Lailatul Qadr History
Laylatul-Qadr (Arabic: لیلة القدر), The Night of Power, is the holiest night in the Islamic calendar. Muslims believe that on this night, the Quran was sent down from the heaven to the Earth. The exact date of this night is unknown, but occurs on one of the last ten odd nights of Ramadan (21st, 23rd, 25th, 27th, or 29th). According to Islamic tradition, Muslims who stay up on this holy night worshipping God will have all their sins forgiven. Furthermore, they will be granted as many good deeds as though they had worshipped continuously for one thousand months (83.3 years).
Lailatul Qadr Facts
- An entire chapter of the Quran, called "Al-Qadr" is devoted to explaining the merits of worshipping on Lailatul Qadr.

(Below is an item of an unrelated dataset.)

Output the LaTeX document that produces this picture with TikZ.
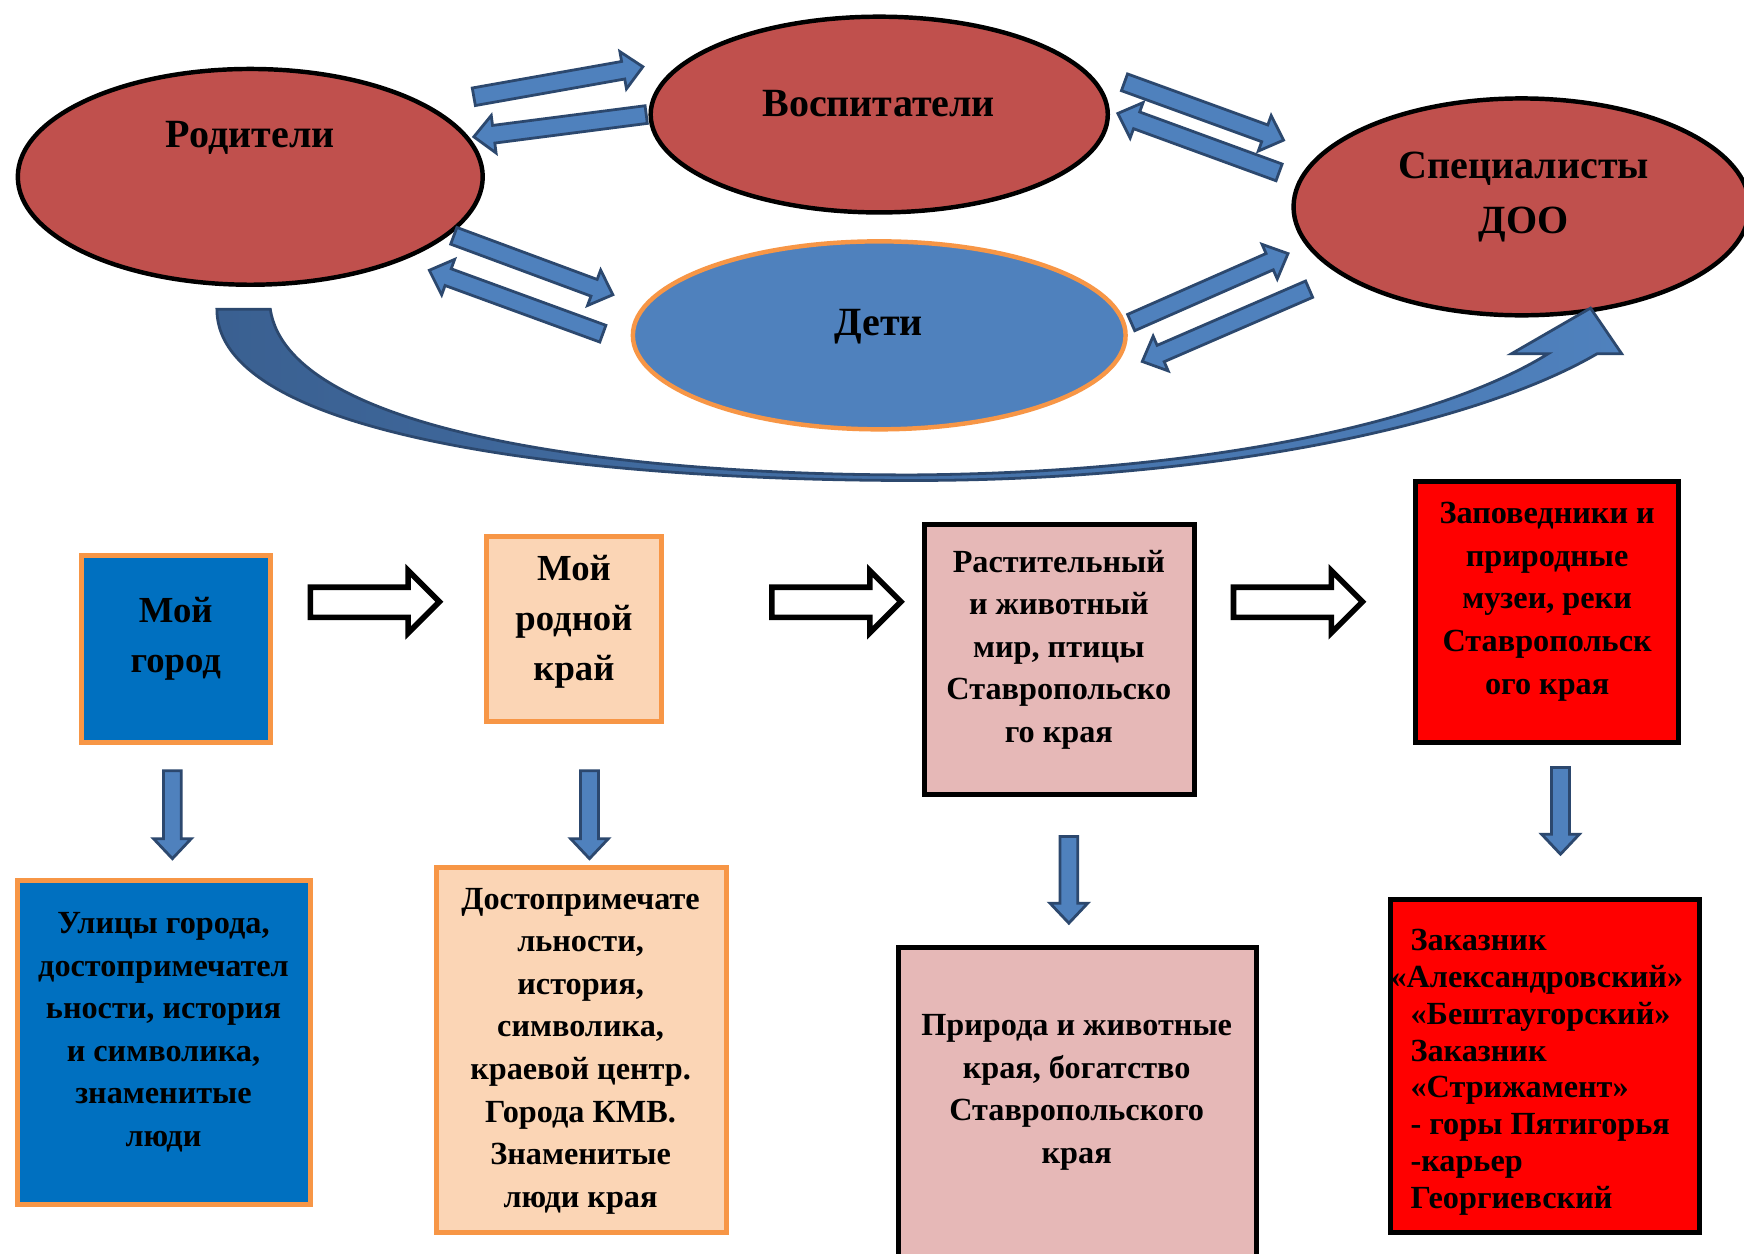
\documentclass[tikz,border=0pt]{standalone}
\usepackage{fontspec}
\setmainfont{Liberation Serif}
\usepackage{tikz}
\usetikzlibrary{arrows.meta}
\usetikzlibrary{positioning}
\usetikzlibrary{calc}
\usetikzlibrary{shapes.geometric}
\definecolor{ellred}{RGB}{192,80,77}
\definecolor{ellblue}{RGB}{79,129,189}
\definecolor{arrline}{RGB}{44,72,110}
\definecolor{curvdark}{RGB}{58,96,145}
\definecolor{boxorange}{RGB}{247,150,70}
\definecolor{cityblue}{RGB}{0,112,192}
\definecolor{peach}{RGB}{251,213,181}
\definecolor{rosebox}{RGB}{230,184,183}

\tikzset{
  oval/.style={ellipse, draw, line width=4, fill=ellred, inner sep=0},
  elltext/.style={font=\fontsize{36}{50}\selectfont\bfseries, align=center},
  boxtext/.style={font=\fontsize{29}{38.3}\selectfont\bfseries, align=center, inner sep=0},
  bigtext/.style={font=\fontsize{33}{45}\selectfont\bfseries, align=center, inner sep=0},
  tile/.style={draw, line width=4.5, inner sep=0},
  fatarr/.style={fill=ellblue, draw=arrline, line width=2.5},
  hollowarr/.style={fill=white, draw=black, line width=5}
}

% block arrow from #1 to #2
\newcommand{\fatarrow}[2]{%
  \coordinate (fah) at ($(#2)!18pt!(#1)$);
  \draw[fatarr] ($(#1)!8pt!90:(#2)$) -- ($(fah)!8pt!-90:(#1)$) -- ($(fah)!17pt!-90:(#1)$)
    -- (#2) -- ($(fah)!17pt!90:(#1)$) -- ($(fah)!8pt!90:(#1)$) -- ($(#1)!8pt!-90:(#2)$) -- cycle;}

\begin{document}
\begin{tikzpicture}[x=1pt,y=-1pt]
\useasboundingbox (0,0) rectangle (1568,1127);
\fill[white] (0,0) rectangle (1568,1127);
\clip (0,0) rectangle (1568,1127);

% ellipses
\node[oval, minimum width=418, minimum height=194] (rod) at (225,159) {};
\node[oval, minimum width=411, minimum height=176] (vosp) at (790.5,103) {};
\node[oval, minimum width=410, minimum height=195] (spec) at (1368,186) {};
\node[oval, draw=boxorange, line width=4, fill=ellblue, minimum width=443, minimum height=169] (deti) at (790.5,301.5) {};
\node[elltext, anchor=base] (rodt) at (225,133) {Родители};
\node[elltext, anchor=base] (vospt) at (790,105) {Воспитатели};
\node[elltext] (spect) at (1370,177) {Специалисты\\ДОО};
\node[elltext, anchor=base] (detit) at (790,302) {Дети};

% arrows between ellipses
\coordinate (a1) at (426,87);   \coordinate (b1) at (578,60);
\coordinate (a2) at (581,103);  \coordinate (b2) at (426,123);
\coordinate (a3) at (1011,74);  \coordinate (b3) at (1154,126);
\coordinate (a4) at (1150,155); \coordinate (b4) at (1005,102);
\coordinate (a5) at (408,212);  \coordinate (b5) at (551,265);
\coordinate (a6) at (542,300);  \coordinate (b6) at (386,243);
\coordinate (a7) at (1017,290); \coordinate (b7) at (1158,228);
\coordinate (a8) at (1177,260); \coordinate (b8) at (1027,325);
\foreach \i in {1,...,8} {\fatarrow{a\i}{b\i}}

% curved arrow from parents to specialists
\shadedraw[left color=curvdark, right color=ellblue, draw=arrline, line width=2.5]
  (195,278) -- (243,278) .. controls (260,390) and (560,427) .. (820,427)
  .. controls (1100,425) and (1300,375) .. (1392,318) -- (1359,318) -- (1430,277)
  -- (1458,318) -- (1436,318) .. controls (1330,380) and (1100,432) .. (820,432)
  .. controls (560,432) and (195,400) .. (195,278) -- cycle;

% first row
\node[tile, draw=boxorange, fill=cityblue, minimum width=170, minimum height=169] (gorod) at (158,583.5) {};
\node[tile, draw=boxorange, fill=peach, minimum width=158, minimum height=167] (kray) at (516,565.5) {};
\node[tile, fill=rosebox, minimum width=243, minimum height=242] (mir) at (952.5,593) {};
\node[tile, fill=red, minimum width=236, minimum height=235] (zapov) at (1391,550.5) {};
\node[bigtext] (gorodt) at (158,574) {Мой\\город};
\node[bigtext] (krayt) at (516,559) {Мой\\родной\\край};
\node[boxtext] (mirt) at (952,584) {Растительный\\и животный\\мир, птицы\\Ставропольско\\го края};
\node[boxtext] (zapovt) at (1391,541) {Заповедники и\\природные\\музеи, реки\\Ставропольск\\ого края};

\foreach \hx in {279,694,1109}
  \draw[hollowarr] (\hx,528) -- ++(88,0) -- ++(0,-15) -- ++(28,28) -- ++(-28,28) -- ++(0,-14) -- ++(-88,0) -- cycle;

% second row
\node[tile, draw=boxorange, fill=cityblue, minimum width=263, minimum height=291] (ulicy) at (147.5,937.5) {};
\node[tile, draw=boxorange, fill=peach, minimum width=261, minimum height=328] (dostop) at (522.5,944) {};
\node[tile, fill=rosebox, minimum width=322, minimum height=300] (priroda) at (969,1002) {};
\node[tile, fill=red, minimum width=278, minimum height=299] (zakaz) at (1389,958.5) {};
\node[boxtext] (ulicyt) at (147,928) {Улицы города,\\достопримечател\\ьности, история\\и символика,\\знаменитые\\люди};
\node[boxtext] (dostopt) at (522,945) {Достопримечате\\льности,\\история,\\символика,\\краевой центр.\\Города КМВ.\\Знаменитые\\люди края};
\node[boxtext] (prirodat) at (968,982) {Природа и животные\\края, богатство\\Ставропольского\\края};
\node[boxtext, font=\fontsize{29}{33.1}\selectfont\bfseries, align=left, anchor=west] (zakazt) at (1268,964)
  {Заказник\\\hspace*{-18pt}«Александровский»\\«Бештаугорский»\\Заказник\\«Стрижамент»\\- горы Пятигорья\\-карьер\\Георгиевский};

% down arrows
\coordinate (d1) at (155,693);  \coordinate (e1) at (155,772);
\coordinate (d2) at (530,693);  \coordinate (e2) at (530,772);
\coordinate (d3) at (961,752);  \coordinate (e3) at (961,830);
\coordinate (d4) at (1403,690); \coordinate (e4) at (1403,768);
\foreach \i in {1,...,4} {\fatarrow{d\i}{e\i}}
\end{tikzpicture}
\end{document}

- According to Islamic tradition, the following are signs of The Night of Power every year: A peaceful night with moderate temperatures, no shooting stars, and a moon that shines without rays. The sun, when it rises, will appear as a disk with no beams of light coming out of it.

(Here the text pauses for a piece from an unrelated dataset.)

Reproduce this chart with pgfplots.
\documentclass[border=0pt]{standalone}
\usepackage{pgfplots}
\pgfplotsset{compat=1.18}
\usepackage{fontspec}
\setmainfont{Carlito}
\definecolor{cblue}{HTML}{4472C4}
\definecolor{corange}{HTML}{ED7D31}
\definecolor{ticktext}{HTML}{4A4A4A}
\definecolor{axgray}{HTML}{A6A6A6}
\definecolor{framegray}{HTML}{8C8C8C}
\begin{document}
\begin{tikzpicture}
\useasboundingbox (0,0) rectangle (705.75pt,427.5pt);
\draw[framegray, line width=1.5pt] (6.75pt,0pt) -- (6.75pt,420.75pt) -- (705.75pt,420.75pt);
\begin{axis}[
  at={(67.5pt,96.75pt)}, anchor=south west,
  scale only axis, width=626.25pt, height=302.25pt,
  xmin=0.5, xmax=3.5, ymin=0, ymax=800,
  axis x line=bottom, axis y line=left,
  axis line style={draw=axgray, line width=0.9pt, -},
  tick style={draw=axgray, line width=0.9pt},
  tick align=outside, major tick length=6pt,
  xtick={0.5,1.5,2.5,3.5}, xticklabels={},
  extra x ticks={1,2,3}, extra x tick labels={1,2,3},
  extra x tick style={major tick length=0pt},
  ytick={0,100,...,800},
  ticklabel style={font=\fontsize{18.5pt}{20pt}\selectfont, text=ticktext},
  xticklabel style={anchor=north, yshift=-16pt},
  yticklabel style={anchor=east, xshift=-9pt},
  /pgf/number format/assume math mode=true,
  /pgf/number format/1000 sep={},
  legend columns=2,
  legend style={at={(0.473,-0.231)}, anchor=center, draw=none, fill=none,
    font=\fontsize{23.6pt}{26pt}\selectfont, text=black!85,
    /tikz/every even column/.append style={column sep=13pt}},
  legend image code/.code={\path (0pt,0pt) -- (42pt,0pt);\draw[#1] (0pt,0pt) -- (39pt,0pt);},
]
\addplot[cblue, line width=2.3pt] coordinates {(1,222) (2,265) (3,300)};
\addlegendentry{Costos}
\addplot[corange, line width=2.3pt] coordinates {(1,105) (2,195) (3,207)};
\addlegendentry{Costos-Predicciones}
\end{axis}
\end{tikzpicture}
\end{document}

- Some Muslims believe that the entire Quran was revealed to Angel Gabriel on this night, who conveyed it to Muhammad verse by verse over a period of twenty-three years, when ordered to do so by God.

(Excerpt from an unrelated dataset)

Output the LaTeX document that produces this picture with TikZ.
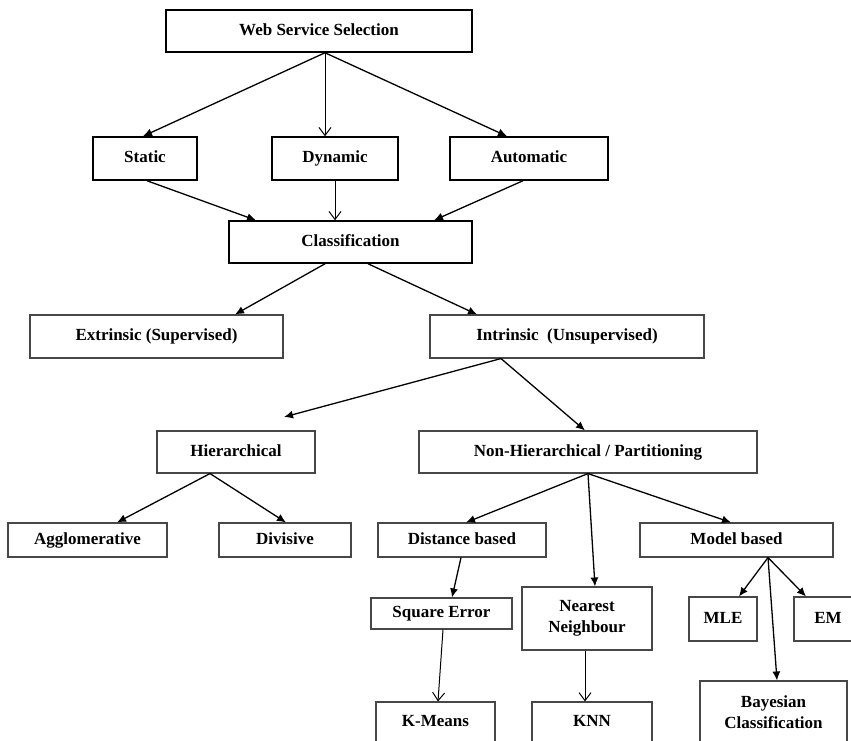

- Muslims who can afford to take time off work spend every single one of the last ten nights in prayer, hoping to find Laylatul Qadr, trying to emulate the traditions of the Prophet Muhammad. They fast during the day and study the Quran and pray during the night. The Prophet Muhammad used to do the same. In fact, according to his wife, he would tighten his belt and pray all night, and encouraged his family members to pray all night as well. (Bukhari, Sahih Bukhari, Volume 3, Book 32, Number 241)
Lailatul Qadr Top Events and Things to Do
- There are several Islamic recommended acts for Muslims to do on this night: Study the Quran, give charity, strive for forgiveness, pray, make duma (a more personal prayer during which Muslims ask God for things that they need), and remember the power of God.
- For Lailatul Qasr Muslims congregate in mosques to pray and worship all night together. Imams often give sermons that teach listeners about the best prayers they can make that night.
- On this night, many Muslims give money away in charity, after more than 20 days of fasting. The rewards of charity are multiplied on Laylatul-Qadr. This can be evidenced by the Prophet Muhammad's teachings:
Whoever draws near to Allah during it (Ramadan) with a single characteristic from the characteristics of (voluntary) goodness, he is like whoever performs an obligatory act in other times. And whoever performs an obligatory act during it, he is like whoever performed seventy obligatory acts in other times. - Ibn Khuzaymah, Sahih Ibn Khuzaymah, no. 1887.